§ **PROBLEM STATEMENT**:
Show every line in the records below that contains the word "with".

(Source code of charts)
══════════

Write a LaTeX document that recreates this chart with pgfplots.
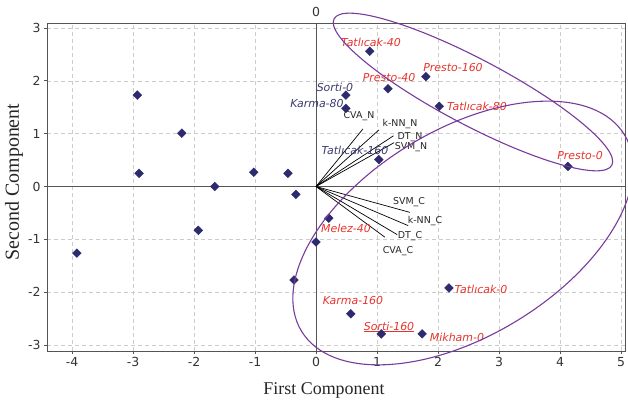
\documentclass[border=0pt]{standalone}
\usepackage{fontspec}
\setmainfont{Liberation Serif}
\newfontfamily\dv{DejaVu Sans}
\usepackage{pgfplots}
\pgfplotsset{compat=1.18}
\definecolor{navy}{RGB}{45,42,110}
\definecolor{lred}{RGB}{230,52,44}
\definecolor{lnavy}{RGB}{60,59,110}
\definecolor{epurple}{RGB}{120,58,155}
\definecolor{frame}{RGB}{85,85,85}
\begin{document}
\begin{tikzpicture}[x=1bp,y=1bp,
  lbl/.style={font=\dv\itshape\fontsize{11}{13}\selectfont, text=lred, inner sep=0pt},
  nlbl/.style={font=\dv\itshape\fontsize{11}{13}\selectfont, text=lnavy, inner sep=0pt},
  vlbl/.style={font=\dv\fontsize{9.5}{11}\selectfont, text=black!85, inner sep=0pt}]
\begin{axis}[name=ax, at={(0,0)}, anchor=south west, scale only axis,
  width=578bp, height=328bp,
  xmin=-4.41, xmax=5.066, ymin=-3.114, ymax=3.095, clip=false,
  axis line style={draw=frame, line width=0.9pt},
  grid=major, grid style={dash pattern=on 4bp off 3bp, gray!40, line width=0.6pt},
  xtick={-4,-3,...,5}, ytick={-3,-2,...,3},
  xticklabels={-4,-3,-2,-1,0,1,2,3,4,5}, yticklabels={-3,-2,-1,0,1,2,3},
  tick align=outside, major tick length=3bp, xtick pos=bottom, ytick pos=left,
  tick style={frame, line width=0.7pt},
  ticklabel style={font=\dv\fontsize{12.5}{14}\selectfont, text=black!80},
]
\draw[frame, line width=0.9pt] (axis cs:0,-3.114) -- (axis cs:0,3.095);
\draw[frame, line width=0.9pt] (axis cs:-4.41,0) -- (axis cs:5.066,0);

% loading vectors
\addplot[black, line width=0.7pt] coordinates {(0,0) (0.77,1.09)};
\addplot[black, line width=0.7pt] coordinates {(0,0) (1.03,1.07)};
\addplot[black, line width=0.7pt] coordinates {(0,0) (1.27,0.96)};
\addplot[black, line width=0.7pt] coordinates {(0,0) (1.28,0.83)};
\addplot[black, line width=0.7pt] coordinates {(0,0) (1.54,-0.49)};
\addplot[black, line width=0.7pt] coordinates {(0,0) (1.51,-0.74)};
\addplot[black, line width=0.7pt] coordinates {(0,0) (1.33,-0.91)};
\addplot[black, line width=0.7pt] coordinates {(0,0) (1.13,-0.96)};

% scores
\addplot[only marks, mark=square*, mark size=3.1bp,
  mark options={rotate=45, draw=navy, fill=navy}] coordinates {
(-2.93,1.73) (-2.20,1.01) (-2.90,0.25) (-1.66,0.00) (-1.02,0.27) (-0.46,0.25)
(-0.33,-0.15) (-3.92,-1.26) (-1.93,-0.83) (-0.36,-1.77) (0.00,-1.05)
(0.21,-0.60) (2.18,-1.92) (0.57,-2.41) (1.07,-2.79) (1.74,-2.79)
(0.88,2.56) (1.80,2.08) (1.18,1.85) (0.49,1.73) (0.49,1.48) (2.02,1.52)
(1.03,0.51) (4.13,0.38)};

\coordinate (e1) at (axis cs:2.574,1.789);
\coordinate (e2) at (axis cs:2.41,-0.880);

\node[vlbl] at (axis cs:0.705,1.334) {CVA\_N};
\node[vlbl] at (axis cs:1.377,1.183) {k-NN\_N};
\node[vlbl] at (axis cs:1.541,0.937) {DT\_N};
\node[vlbl] at (axis cs:1.557,0.748) {SVM\_N};
\node[vlbl] at (axis cs:1.525,-0.293) {SVM\_C};
\node[vlbl] at (axis cs:1.787,-0.653) {k-NN\_C};
\node[vlbl] at (axis cs:1.541,-0.937) {DT\_C};
\node[vlbl] at (axis cs:1.344,-1.22) {CVA\_C};

\node[lbl] at (axis cs:0.902,2.735) {Tatlıcak-40};
\node[lbl] at (axis cs:2.246,2.243) {Presto-160};
\node[lbl] at (axis cs:1.197,2.054) {Presto-40};
\node[nlbl] at (axis cs:0.311,1.883) {Sorti-0};
\node[nlbl] at (axis cs:0.016,1.580) {Karma-80};
\node[lbl] at (axis cs:2.639,1.524) {Tatlıcak-80};
\node[nlbl] at (axis cs:0.639,0.691) {Tatlıcak-160};
\node[lbl] at (axis cs:4.328,0.596) {Presto-0};
\node[lbl] at (axis cs:0.492,-0.786) {Melez-40};
\node[lbl] at (axis cs:2.705,-1.940) {Tatlıcak-0};
\node[lbl] at (axis cs:0.607,-2.167) {Karma-160};
\node[lbl] at (axis cs:1.197,-2.66) {\underline{Sorti-160}};
\node[lbl] at (axis cs:2.311,-2.849) {Mikham-0};

\node[font=\dv\fontsize{12.5}{14}\selectfont, text=black!80, anchor=south, inner sep=0pt] at (axis cs:0,3.095) [yshift=6bp] {0};
\end{axis}
\draw[epurple, line width=1.1pt, rotate around={-27.8:(e1)}] (e1) ellipse [x radius=157bp, y radius=33bp];
\draw[epurple, line width=1.1pt, rotate around={31.3:(e2)}] (e2) ellipse [x radius=189bp, y radius=103bp];
\node[font=\fontsize{18}{20}\selectfont, text=black!85] at (277,-39) {First Component};
\node[font=\fontsize{20}{22}\selectfont, text=black!85, rotate=90] at (-33,169) {Second Component};
\pgfresetboundingbox
\path[use as bounding box] (-47,-51) rectangle (581,351);
\end{tikzpicture}
\end{document}
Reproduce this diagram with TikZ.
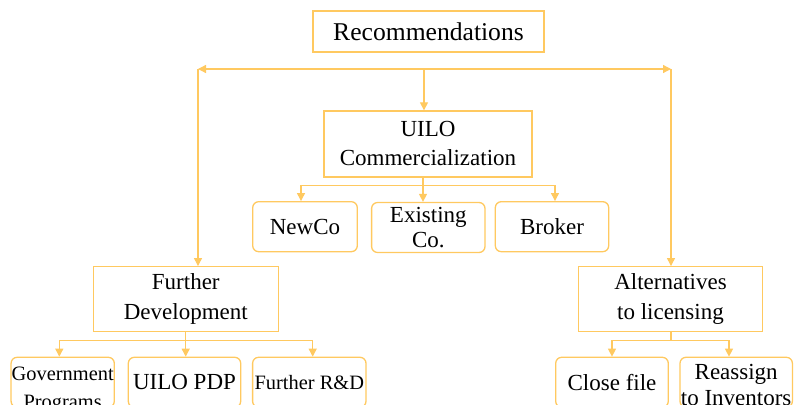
\documentclass[tikz,border=0pt]{standalone}
\usepackage{fontspec}
\setmainfont{Liberation Serif}
\usepackage{tikz}
\usetikzlibrary{arrows.meta,calc}
\definecolor{boxorange}{RGB}{255,201,96}
\tikzset{
         box/.style={draw=boxorange,line width=.65pt,align=center,inner sep=0pt,
                     font=\fontsize{11.5}{14.5}\selectfont},
         leaf/.style={box,rounded corners=3pt,minimum height=25pt},
         lbl/.style={align=center,inner sep=0pt},
         arr/.style={draw=boxorange,line width=.65pt,-{Triangle[length=4pt,width=4pt]}},
         lin/.style={draw=boxorange,line width=.65pt}
        }
\begin{document}
\begin{tikzpicture}[x=.5pt,y=-.5pt]
      \clip(0,0)rectangle(794,405); %frame of the picture
      \node[box,minimum width=115.5pt,minimum height=20.5pt,font=\fontsize{12.8}{15}\selectfont] (rec) at (428.5,31.5){Recommendations};
      \node[box,minimum width=104pt,minimum height=33pt] (uilo) at (428,144){UILO\\Commercialization};
      \node[leaf,minimum width=52.3pt] (newco) at (305,226.7){NewCo};
      \node[leaf,minimum width=56.7pt,font=\fontsize{11.5}{12.5}\selectfont] (exist) at (428.3,227.5){Existing\\Co.};
      \node[leaf,minimum width=56.7pt] (broker) at (552,226.7){Broker};
      \node[box,minimum width=92.5pt,minimum height=32.5pt,font=\fontsize{11.5}{15}\selectfont] (fdev) at (185.8,299.2){Further\\Development};
      \node[box,minimum width=92.2pt,minimum height=32.5pt,font=\fontsize{11.5}{15}\selectfont] (alt) at (670.5,299.2){Alternatives\\to licensing};
      %bottom row, texts run past the lower edge
      \node[leaf,minimum width=51.6pt,label={[lbl,yshift=-4pt,font=\fontsize{10.2}{14}\selectfont]center:Government\\Programs}] (gov) at (62.7,382.3){};
      \node[leaf,minimum width=56.2pt] (pdp) at (184.5,382.3){UILO PDP};
      \node[leaf,minimum width=56.7pt,font=\fontsize{10.2}{12.5}\selectfont] (frd) at (309.3,382.3){Further R\&D};
      \node[leaf,minimum width=56.3pt] (close) at (612,382.3){Close file};
      \node[leaf,minimum width=56.2pt,label={[lbl,yshift=-1.5pt,font=\fontsize{11.5}{13}\selectfont]center:Reassign\\to Inventors}] (reassign) at (736.2,382.3){};
      %top bus
      \coordinate (busc) at (424,69);
      \coordinate (busl) at (198,69);
      \coordinate (busr) at (671,69);
      \draw[arr](busc)--(busl);
      \draw[arr](busc)--(busr);
      \draw[arr](busc)--(busc |- uilo.north);
      \draw[arr](busl)--(busl |- fdev.north);
      \draw[arr](busr)--(busr |- alt.north);
      %UILO branches
      \coordinate (uj) at (423,185.7);
      \draw[lin](uj |- uilo.south)--(uj);
      \draw[arr](uj)-|([xshift=-2pt]newco.north);
      \draw[arr](uj)--(uj |- exist.north);
      \draw[arr](uj)-|([xshift=1.5pt]broker.north);
      %further development branches
      \coordinate (fj) at (185.7,340.3);
      \draw[lin](fj |- fdev.south)--(fj);
      \draw[arr](fj)-|([xshift=-1.7pt]gov.north);
      \draw[arr](fj)--(fj |- pdp.north);
      \draw[arr](fj)-|([xshift=1.7pt]frd.north);
      %alternatives branches
      \coordinate (aj) at (671,340.3);
      \draw[lin](aj |- alt.south)--(aj);
      \draw[arr](aj)-|(close.north);
      \draw[arr](aj)-|([xshift=-3.6pt]reassign.north);
\end{tikzpicture}
\end{document}
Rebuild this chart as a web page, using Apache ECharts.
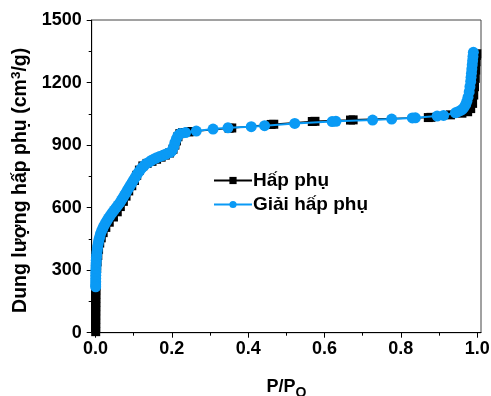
<!DOCTYPE html>
<html>
<head>
<meta charset="utf-8">
<script src="https://cdn.jsdelivr.net/npm/echarts@6/dist/echarts.min.js"></script>
<style>
html,body{margin:0;padding:0;background:#fff;}
#chart{width:491px;height:396px;}
</style>
</head>
<body>
<div id="chart"></div>
<script>
// Adsorption (Hấp phụ) branch: relative pressure and volume
const adsP = [0.0005,0.0005,0.0005,0.0006,0.0006,0.0007,0.0007,0.0008,0.0008,0.0009,0.001,0.0012,
  0.0015,0.002,0.003,0.004,0.006,0.008,0.011,0.015,0.02,0.027,0.036,0.047,0.057,0.065,0.073,0.08,0.087,0.095,
  0.102,0.108,0.115,0.124,0.135,0.148,0.16,0.172,0.183,0.194,0.203,0.208,0.212,0.216,0.221,0.228,
  0.245,0.252,0.350,0.357,0.460,0.467,0.568,0.575,0.668,0.675,0.872,0.879,0.930,0.960,0.975,0.983,
  0.988,0.991,0.993,0.995,0.996,0.997,0.998,0.999];
const adsV = [5,25,45,65,85,105,125,145,165,185,205,225,
  250,280,310,340,370,400,430,455,480,505,530,555,580,605,630,655,680,705,
  730,755,780,800,812,822,832,842,852,862,880,900,920,940,955,960,
  963,965,981,982,999,1000,1013,1014,1020,1021,1032,1033,1045,1053,1060,1075,
  1100,1140,1180,1220,1260,1300,1330,1338];

// Desorption (Giải hấp phụ) branch
const desP = [0.990,0.989,0.988,0.987,0.986,0.985,0.984,0.983,0.981,0.979,0.976,0.973,0.970,0.966,0.962,0.957,0.950,0.943,
  0.912,0.895,0.838,0.830,0.776,0.726,0.630,0.620,0.522,0.443,0.408,0.347,0.308,0.264,0.236,
  0.222,0.216,0.212,0.208,0.205,0.201,0.197,0.190,0.183,0.176,0.168,0.160,0.153,0.146,0.140,0.134,0.128,0.122,0.117,0.112,
  0.108,0.104,0.100,0.096,0.092,0.088,0.084,0.080,0.076,0.072,0.068,0.064,0.059,0.054,0.049,0.044,0.039,0.034,0.030,0.026,
  0.022,0.019,0.016,0.013,0.011,0.009,0.0075,0.006,0.005,0.004,0.0032,0.0025,0.002,0.0016,0.0012,0.001,0.0008];
const desV = [1345,1325,1305,1285,1265,1245,1225,1205,1180,1155,1130,1110,1095,1082,1073,1066,1060,1055,
  1042,1039,1031,1030,1025,1020,1014,1013,1004,993,988,983,977,967,960,
  955,945,930,912,893,875,866,861,856,850,845,839,833,826,818,812,803,792,780,768,
  757,745,733,721,709,697,685,672,660,648,636,624,612,600,588,576,563,550,538,525,
  512,500,488,474,460,446,432,418,404,390,376,362,348,334,320,305,290];
const desVlow = [275,260,245,230,220];
const desPlow = [0.0006,0.0005,0.0005,0.0004,0.0004];

const xTicks = [0, 0.2, 0.4, 0.6, 0.8, 1.0];
const xMinor = [0.1, 0.3, 0.5, 0.7, 0.9];
const yTicks = [0, 300, 600, 900, 1200, 1500];

const ads = adsP.map((p, i) => [p, adsV[i]]);
const des = desP.map((p, i) => [p, desV[i]]).concat(desPlow.map((p, i) => [p, desVlow[i]]));

const FONT = 'Liberation Sans, Arial, sans-serif';
const chart = echarts.init(document.getElementById('chart'), null, {renderer: 'canvas'});
chart.setOption({
  animation: false,
  backgroundColor: '#fff',
  grid: {left: 91.7, right: 10, top: 20, bottom: 63.3, containLabel: false, outerBoundsMode: 'none',
    show: true, borderColor: '#444', borderWidth: 1, backgroundColor: 'transparent'},
  legend: {
    orient: 'vertical', left: 208, top: 166, itemWidth: 38, itemHeight: 9, itemGap: 5,
    textStyle: {fontFamily: FONT, fontWeight: 'bold', fontSize: 19, color: '#000', padding: [0,0,0,-4]},
    data: ['Hấp phụ', 'Giải hấp phụ']
  },
  xAxis: [{
    type: 'value', min: -0.01, max: 1.01, position: 'bottom',
    name: '{a|P/P}{s|O}', nameLocation: 'middle', nameGap: 41,
    nameTextStyle: {rich: {
      a: {fontFamily: FONT, fontWeight: 'bold', fontSize: 18, color: '#000'},
      s: {fontFamily: FONT, fontWeight: 'bold', fontSize: 14, color: '#000', padding: [12,0,0,0]}
    }},
    axisLine: {show: true, onZero: false, lineStyle: {color: '#000', width: 1}},
    axisTick: {show: true, length: 5, inside: false, customValues: xTicks, lineStyle: {color: '#000'}},
    axisLabel: {customValues: xTicks, formatter: v => v.toFixed(1), margin: 7,
      fontFamily: FONT, fontWeight: 'bold', fontSize: 18, color: '#000'},
    splitLine: {show: false}
  }, {
    type: 'value', min: -0.01, max: 1.01, position: 'bottom', gridIndex: 0,
    axisLine: {show: false},
    axisTick: {show: true, length: 3, customValues: xMinor, lineStyle: {color: '#000'}},
    axisLabel: {show: false},
    splitLine: {show: false}
  }],
  yAxis: {
    type: 'value', min: 0, max: 1500, interval: 300,
    name: '{a|Dung lượng hấp phụ (cm}{s|3}{a|/g)}', nameLocation: 'middle', nameGap: 58, nameRotate: 90,
    nameTextStyle: {padding: [0,0,0,-8], rich: {
      a: {fontFamily: FONT, fontWeight: 'bold', fontSize: 19.5, color: '#000'},
      s: {fontFamily: FONT, fontWeight: 'bold', fontSize: 13.5, color: '#000', padding: [0,0,9,0]}
    }},
    axisLine: {show: true, onZero: false, lineStyle: {color: '#000', width: 1}},
    axisTick: {show: true, length: 5, lineStyle: {color: '#000'}},
    minorTick: {show: true, splitNumber: 2, length: 3, lineStyle: {color: '#000'}},
    axisLabel: {margin: 10, formatter: v => String(v), fontFamily: FONT, fontWeight: 'bold', fontSize: 18, color: '#000'},
    splitLine: {show: false}
  },
  series: [{
    name: 'Hấp phụ', type: 'line', data: ads, xAxisIndex: 0,
    symbol: 'rect', symbolSize: 9, showAllSymbol: true,
    lineStyle: {color: '#000', width: 1.5},
    itemStyle: {color: '#000'},
    z: 2
  }, {
    name: 'Giải hấp phụ', type: 'line', data: des, xAxisIndex: 0,
    symbol: 'circle', symbolSize: 11, showAllSymbol: true,
    lineStyle: {color: '#0a9af5', width: 2},
    itemStyle: {color: '#0a9af5'},
    z: 3
  }]
});
</script>
</body>
</html>
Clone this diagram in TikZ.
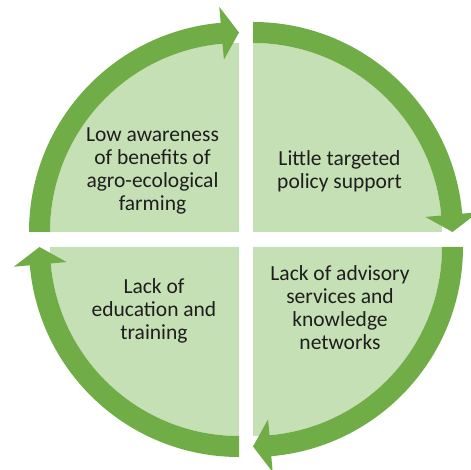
\documentclass[tikz,border=0pt]{standalone}
\usepackage{fontspec}
\setmainfont{Carlito}
\usetikzlibrary{calc}
\definecolor{band}{HTML}{70AD47}
\definecolor{pale}{HTML}{C5E0B4}
\definecolor{ink}{HTML}{1E1E1E}
\begin{document}
\begin{tikzpicture}[x=1pt,y=1pt,
  quarter/.style={fill=pale},
  arrowband/.style={fill=band},
  label/.style={align=center,text=ink,font=\fontsize{21.5}{23}\selectfont,inner sep=0pt}]
\useasboundingbox (0,0) rectangle (471,470);
\clip (0,0) rectangle (471,470);
\def\rin{189}\def\rout{210}\def\rmid{199.5}\def\hin{173}\def\hout{226}
% quadrant centres
\coordinate (tl) at (239,238);
\coordinate (tr) at (253,238);
\coordinate (bl) at (239,223);
\coordinate (br) at (253,223);
% quarter discs
\fill[quarter] (tl) -- ($(tl)+(180:\rin)$) arc[start angle=180,end angle=90,radius=\rin] -- cycle;
\fill[quarter] (tr) -- ($(tr)+(90:\rin)$) arc[start angle=90,end angle=0,radius=\rin] -- cycle;
\fill[quarter] (br) -- ($(br)+(0:\rin)$) arc[start angle=0,end angle=-90,radius=\rin] -- cycle;
\fill[quarter] (bl) -- ($(bl)+(-90:\rin)$) arc[start angle=-90,end angle=-180,radius=\rin] -- cycle;
% arrow bands (clockwise)
\foreach \c/\a in {tl/180,tr/90,br/0,bl/-90}{
  \pgfmathsetmacro{\b}{\a-85}
  \pgfmathsetmacro{\t}{\a-90}
  \fill[arrowband] ($(\c)+(\a:\rout)$) arc[start angle=\a,end angle=\b,radius=\rout]
    -- ($(\c)+(\b:\hout)$) -- ($(\c)+(\t:\rmid)$) -- ($(\c)+(\b:\hin)$)
    -- ($(\c)+(\b:\rin)$) arc[start angle=\b,end angle=\a,radius=\rin] -- cycle;
}
\node[label] (low) at (152.5,299) {Low awareness\\of benefits of\\agro-ecological\\farming};
\node[label] (policy) at (339.5,298.7) {Little targeted\\policy support};
\node[label] (edu) at (154,159.2) {Lack of\\education and\\training};
\node[label] (adv) at (340,162) {Lack of advisory\\services and\\knowledge\\networks};
\end{tikzpicture}
\end{document}
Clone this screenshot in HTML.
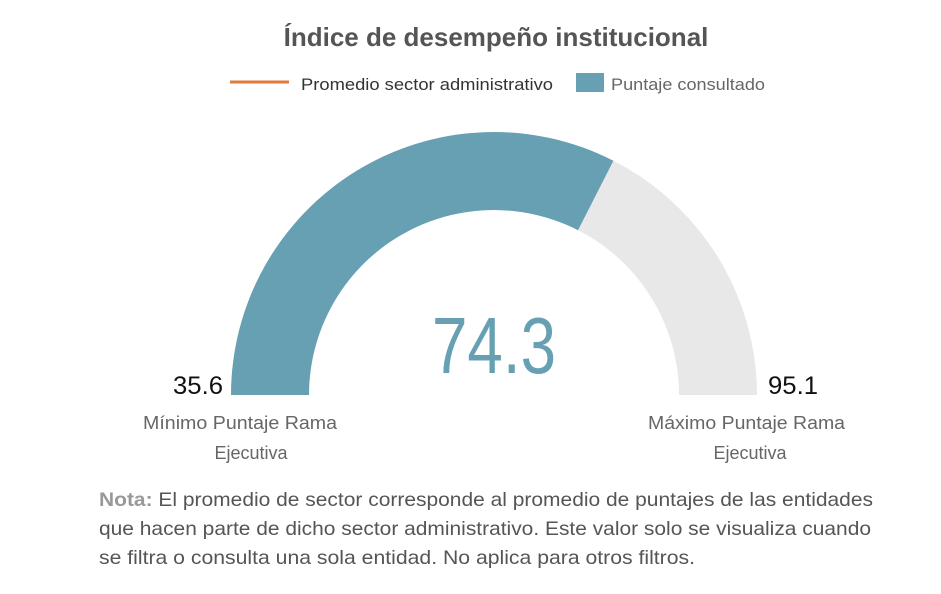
<!DOCTYPE html>
<html><head><meta charset="utf-8"><style>
body{margin:0;background:#fff;}
svg{display:block;font-family:"Liberation Sans",sans-serif;}
</style></head><body>
<svg width="941" height="594" viewBox="0 0 941 594" xmlns="http://www.w3.org/2000/svg">
<rect width="941" height="594" fill="#fff"/>
<text x="496" y="46" text-anchor="middle" font-size="26" font-weight="bold" fill="#555">Índice de desempeño institucional</text>
<line x1="230" y1="82" x2="289" y2="82" stroke="#e07b39" stroke-width="3"/>
<text x="301" y="90" font-size="17" fill="#333" textLength="252" lengthAdjust="spacingAndGlyphs">Promedio sector administrativo</text>
<rect x="576" y="73" width="28" height="19" fill="#67a0b3"/>
<text x="611" y="90" font-size="17" fill="#666" textLength="154" lengthAdjust="spacingAndGlyphs">Puntaje consultado</text>
<path d="M231 395 A263 263 0 0 1 757 395 L679 395 A185 185 0 0 0 309 395 Z" fill="#e8e8e8"/>
<path d="M231 395 A263 263 0 0 1 613.4 160.7 L578 230.2 A185 185 0 0 0 309 395 Z" fill="#67a0b3"/>
<text x="494" y="373" text-anchor="middle" font-size="80" fill="#67a0b3" textLength="124" lengthAdjust="spacingAndGlyphs">74.3</text>
<text x="198" y="394" text-anchor="middle" font-size="25" fill="#111" textLength="50" lengthAdjust="spacingAndGlyphs">35.6</text>
<text x="793" y="394" text-anchor="middle" font-size="25" fill="#111" textLength="50" lengthAdjust="spacingAndGlyphs">95.1</text>
<text x="143" y="429" font-size="18" fill="#666" textLength="194" lengthAdjust="spacingAndGlyphs">Mínimo Puntaje Rama</text>
<text x="251" y="459" text-anchor="middle" font-size="18" fill="#666">Ejecutiva</text>
<text x="648" y="429" font-size="18" fill="#666" textLength="197" lengthAdjust="spacingAndGlyphs">Máximo Puntaje Rama</text>
<text x="750" y="459" text-anchor="middle" font-size="18" fill="#666">Ejecutiva</text>
<text x="99" y="506" font-size="19.5" fill="#555" textLength="774" lengthAdjust="spacingAndGlyphs"><tspan font-weight="bold" fill="#999">Nota:</tspan> El promedio de sector corresponde al promedio de puntajes de las entidades</text>
<text x="99" y="535" font-size="19.5" fill="#555" textLength="772" lengthAdjust="spacingAndGlyphs">que hacen parte de dicho sector administrativo. Este valor solo se visualiza cuando</text>
<text x="99" y="564" font-size="19.5" fill="#555" textLength="596" lengthAdjust="spacingAndGlyphs">se filtra o consulta una sola entidad. No aplica para otros filtros.</text>
</svg>
</body></html>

══════════

§ **OUTPUT BELOW**:
Write a LaTeX document that recreates this chart with pgfplots.
Reproduce this diagram with TikZ.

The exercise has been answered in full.